In 2011, popular Imam Siraj Wahhaj offered Muslims a recommendation: Don’t talk about Sharia Law because “we are not there yet.” He didn’t argue for an interpretation of Sharia that is permanently compatible with the West. Instead, he advised that Muslims be quiet for now, in accordance with the Muslim Brotherhood’s doctrine of “gradualism.”
The most unsettling thing about Wahhaj’s sermons is that he’s extremely influential. He isn’t on the fringe. These quotes are known, but major Muslim-American organizations still put him on stage as a voice of wisdom.
“The trap we fall into is having a premature discussion about Sharia when we are not there yet,” Wahhaj said at the 2011 annual Islamic Circle of North America-Muslim American Society convention.
Wahhaj’s past, less-restrained preaching about Sharia law replacing the U.S. Constitution proves that he isn’t talking about Sharia as a personal code of conduct, like praying five times a day and abstaining from alcohol. He is talking about a political system. Consider what he has said when he wasn’t under the microscope as much:
“Islam is better than democracy. Allah will cause his deen [Islam as a complete way of life], Islam to prevail over every kind of system, and you know what? It will happen.”
“If only Muslims were clever politically, they could take over the United States and replace its constitutional government with a caliphate. If we were united and strong, we’d elect our own emir and give allegiance to him. Take my word, if eight million Muslims unite in America, the country will come to us,” he said in 1992.
“You don’t get involved in politics because it’s the American thing to do. You get involved in politics because politics are a weapon to use in the cause of Islam,” he said in 1991.
Wahhhaj made the remark about “a premature discussion about Sharia” at the annual joint conference of the Islamic Circle of North America and the Muslim American Society.

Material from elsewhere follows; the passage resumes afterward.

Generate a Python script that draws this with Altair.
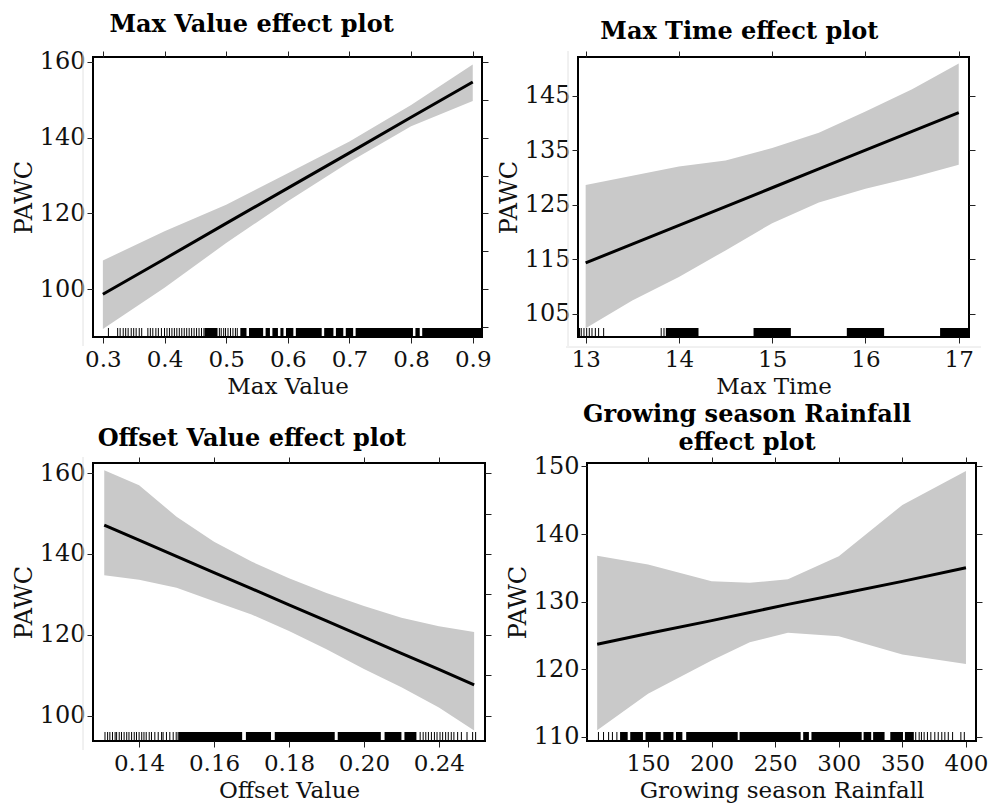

He frequently speaks at fundraisers for the Council on American-Islamic Relations and he has served on its national board.
His mosque’s website says he’s been a Vice President of the Islamic Society of North America since 1997 and was on the board of advisors for the North American Islamic Trust from 1989 to 1993, a group that holds the deeds to one-fourth of the mosques in America. He is also the “Amir” of the Muslim Alliance in North America.
Yet those that bring up the quotes of Wahhaj and his allies are blasted as anti-Muslim bigots. From the beginning, Wahhaj has whipped up fears about “Islamophobia” by preaching that the U.S. government is persecuting innocent Muslims at home and abroad.
In a sermon shortly after the 1993 World Trade Center bombing, he told the audience that the U.S. government is dispatching undercover agents to mosques in America and around the world to frame Muslims. He suggested that the U.S. government and possibly Israel were behind the bombing. Wahhaj was listed as an “unindicted person who may be alleged as co-conspirators” in the attack.
The “real terrorists,” Wahhaj said, are three entities: The U.S. government, big business and the media.
“America is one of the greatest terrorist nations on this earth but you know, they hide it with magic. They pretend to be so nice,” he said.
Wahhaj was preaching the same message after 9/11 eight years later, but he presented it as something new. He said, “What began as a legitimate fight against terrorism, and every Muslim would join in that fight against terrorism … has now become an attack on Islam.”